National Minimum Wage Pitfalls

We have covered this topic before, but following some further recent high profile cases brought against WHSmith, M&S and Argos, all found to be underpaying staff because they hadn’t considered the national minimum wage (NMW) legislation carefully enough, it’s worth covering this again.

WHSmith were found to have underpaid staff about £1 million because they had a uniform policy which required staff to buy their own uniforms, but this resulted in their salaries falling below the NMW.

A similar case a few years back involved Wagamama. The restaurant chain was forced to reimburse employees after misunderstanding how wage laws apply to staff uniforms. Front-of-house staff were required to wear black jeans or a black skirt with their branded Wagamama top. HMRC considered this akin to asking the staff to buy a uniform. Wagamama updated its uniform policy and now pays a uniform supplement to cover the black jeans.

The food store chain Iceland was also in trouble in recent years because HMRC claimed that staff should be compensated for their work footwear since staff guidance advocates “sensible shoes” should be worn.

There is also the issue of time taken to put on and take off safety clothing or a uniform. NMW laws take that time into account. If a worker’s hours in a factory are from 9am to 5pm but they have to arrive 15 minutes earlier to dress, and then another 15 minutes after work, that’s part of their duties.

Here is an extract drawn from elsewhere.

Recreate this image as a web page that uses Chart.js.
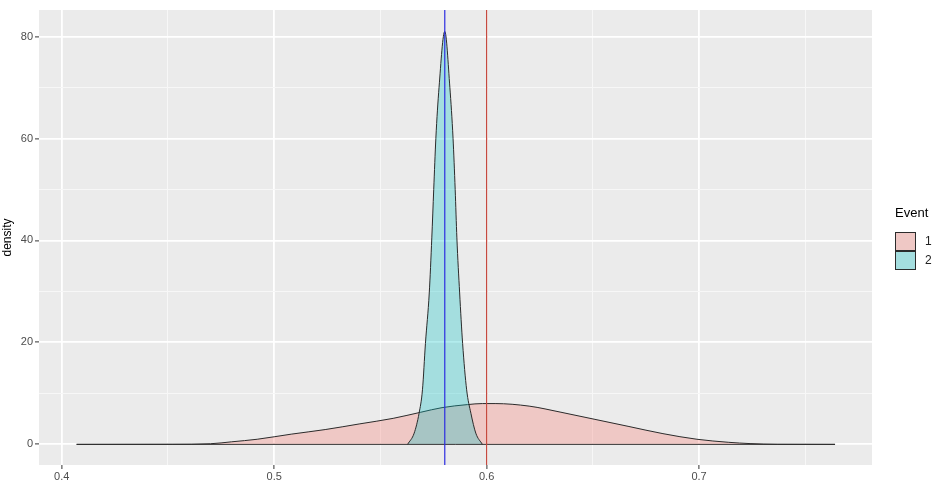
<!DOCTYPE html>
<html>
<head>
<meta charset="utf-8">
<script src="https://cdn.jsdelivr.net/npm/chart.js@4.4.1/dist/chart.umd.min.js"></script>
<style>
  html, body { margin: 0; padding: 0; background: #fff; }
  #wrap { width: 939px; height: 485px; }
</style>
</head>
<body>
<div id="wrap"><canvas id="chart" width="939" height="485"></canvas></div>
<script>
// ---- data ----
const event1X = [0.407, 0.452, 0.470, 0.480, 0.492, 0.508, 0.524, 0.540, 0.556, 0.569, 0.579, 0.591, 0.598, 0.604, 0.620, 0.635, 0.651, 0.667, 0.683, 0.699, 0.714, 0.724, 0.737, 0.764];
const event1Y = [0, 0.02, 0.12, 0.5, 1.0, 2.0, 2.9, 4.0, 5.1, 6.3, 7.2, 7.8, 8.0, 8.0, 7.5, 6.3, 4.9, 3.5, 2.1, 1.0, 0.4, 0.15, 0.02, 0];

const event2X = [0.5628, 0.5659, 0.5682, 0.5698, 0.5712, 0.5730, 0.5742, 0.5751, 0.5761, 0.5776, 0.5803, 0.5827, 0.5842, 0.5852, 0.5860, 0.5873, 0.5887, 0.5906, 0.5926, 0.5949, 0.5980];
const event2Y = [0, 2.2, 6.1, 10.7, 19.8, 29.7, 40.5, 50, 60, 70, 81, 70, 60, 50, 40.5, 29.7, 19.8, 10.7, 6.1, 2.2, 0];

const vlineX = [0.5803, 0.6];           // blue, red
const legendLabels = ['1', '2'];

const xMajor = [0.4, 0.5, 0.6, 0.7];
const xMinor = [0.45, 0.55, 0.65, 0.75];
const yMajor = [0, 20, 40, 60, 80];
const yMinor = [10, 30, 50, 70];

const xMin = 0.3893, xMax = 0.7814;
const yMin = -4.05, yMax = 85.2;

// ---- styles ----
const FONT = '"Liberation Sans", Arial, sans-serif';
const fill1 = 'rgba(248,118,109,0.3)';
const fill2 = 'rgba(0,191,196,0.3)';
const outline = '#2b2b2b';

const pts = (xs, ys) => xs.map((x, i) => ({ x, y: ys[i] }));
const isMajor = (list, v) => list.some(m => Math.abs(m - v) < 1e-9);

const panelBg = {
    id: 'panelBg',
    beforeDraw(chart) {
        const { ctx, chartArea: a } = chart;
        ctx.save();
        ctx.fillStyle = '#ffffff';
        ctx.fillRect(0, 0, chart.width, chart.height);
        ctx.fillStyle = '#ebebeb';
        ctx.fillRect(a.left, a.top, a.right - a.left, a.bottom - a.top);
        ctx.restore();
    }
};

const ggLegend = {
    id: 'ggLegend',
    afterDraw(chart) {
        const ctx = chart.ctx;
        const fills = [fill1, fill2];
        ctx.save();
        ctx.fillStyle = '#000';
        ctx.font = '13px ' + FONT;
        ctx.textBaseline = 'middle';
        ctx.fillText('Event', 895, 213);
        legendLabels.forEach((lab, i) => {
            const y = 232 + i * 19;
            ctx.fillStyle = '#ebebeb';
            ctx.fillRect(895, y, 21, 19);
            ctx.fillStyle = fills[i];
            ctx.fillRect(895, y, 21, 19);
            ctx.strokeStyle = outline;
            ctx.lineWidth = 1;
            ctx.strokeRect(895.5, y + 0.5, 20, 18);
            ctx.fillStyle = '#222';
            ctx.font = '12px ' + FONT;
            ctx.fillText(lab, 925, y + 10);
        });
        ctx.restore();
    }
};

const gridColor = (list) => (c) => isMajor(list, c.tick.value) ? '#ffffff' : '#f7f7f7';
const gridWidth = (list) => (c) => isMajor(list, c.tick.value) ? 1.8 : 1;
const tickColor = (list) => (c) => isMajor(list, c.tick.value) ? '#333333' : 'rgba(0,0,0,0)';

new Chart(document.getElementById('chart'), {
    type: 'line',
    data: {
        datasets: [
            {
                label: 'blue', data: pts([vlineX[0], vlineX[0]], [yMin, yMax]),
                borderColor: '#2d2de0', borderWidth: 1.2, pointRadius: 0, fill: false, order: 0
            },
            {
                label: 'red', data: pts([vlineX[1], vlineX[1]], [yMin, yMax]),
                borderColor: '#c4473d', borderWidth: 1.2, pointRadius: 0, fill: false, order: 0
            },
            {
                label: 'base', data: pts([event1X[0], event1X[event1X.length - 1]], [0, 0]),
                borderColor: outline, borderWidth: 1, pointRadius: 0, fill: false, order: 1
            },
            {
                label: '2', data: pts(event2X, event2Y),
                borderColor: outline, borderWidth: 1, backgroundColor: fill2,
                fill: 'origin', pointRadius: 0, cubicInterpolationMode: 'monotone', order: 2
            },
            {
                label: '1', data: pts(event1X, event1Y),
                borderColor: outline, borderWidth: 1, backgroundColor: fill1,
                fill: 'origin', pointRadius: 0, cubicInterpolationMode: 'monotone', order: 3
            }
        ]
    },
    options: {
        responsive: false,
        animation: false,
        devicePixelRatio: 1,
        layout: { padding: { left: 0, top: 10, right: 67, bottom: 0 } },
        plugins: { legend: { display: false }, tooltip: { enabled: false } },
        scales: {
            x: {
                type: 'linear', min: xMin, max: xMax,
                afterBuildTicks: s => { s.ticks = [...xMajor, ...xMinor].sort((a, b) => a - b).map(v => ({ value: v })); },
                afterFit: s => { s.height = 20; },
                border: { display: false },
                grid: { color: gridColor(xMajor), lineWidth: gridWidth(xMajor), tickColor: tickColor(xMajor), tickLength: 4, tickWidth: 1 },
                ticks: {
                    padding: 1, maxRotation: 0, autoSkip: false, color: '#4d4d4d',
                    font: { family: FONT, size: 11 },
                    callback: v => isMajor(xMajor, v) ? String(v) : ''
                }
            },
            y: {
                type: 'linear', min: yMin, max: yMax,
                afterBuildTicks: s => { s.ticks = [...yMajor, ...yMinor].sort((a, b) => a - b).map(v => ({ value: v })); },
                afterFit: s => { s.width = 39; },
                border: { display: false },
                grid: { color: gridColor(yMajor), lineWidth: gridWidth(yMajor), tickColor: tickColor(yMajor), tickLength: 4, tickWidth: 1 },
                title: { display: true, text: 'density', color: '#000', font: { family: FONT, size: 12 }, padding: { top: 0, bottom: 0 } },
                ticks: {
                    padding: 2, autoSkip: false, color: '#4d4d4d',
                    font: { family: FONT, size: 11 },
                    callback: v => isMajor(yMajor, v) ? String(v) : ''
                }
            }
        }
    },
    plugins: [panelBg, ggLegend]
});
</script>
</body>
</html>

HMRC have a useful checklist on their website of the most common causes of NMW underpayments, which employers can refer to here.

Minimum Wage Changes

From 1 April 2023, the National Living Wage and National Minimum Wage rates will increase. The new rates will be as follows:

  • Aged 23 and over: £10.42 per hour
  • Aged 21 to 22: £10.18 per hour
  • Aged 18 to 20: £7.49 per hour
  • Aged 16 to 17: £5.28 per hour
  • Apprentices: £5.28 per hour

Salaried employees

Employers will need to check if the above changes affect any employees who are paid a fixed salary, rather than variable hours. The salary must be no lower than the equivalent hourly rate calculated by reference to their normal contracted hours.

Non-payrolled employees

If you don’t currently operate a payroll scheme because your employees earn less than the Lower Earnings Limit (LEL), you will need to check whether this increase affects you. From April, the LEL will remain at £123 per week, above which employees’ wages must be reported on a payroll scheme.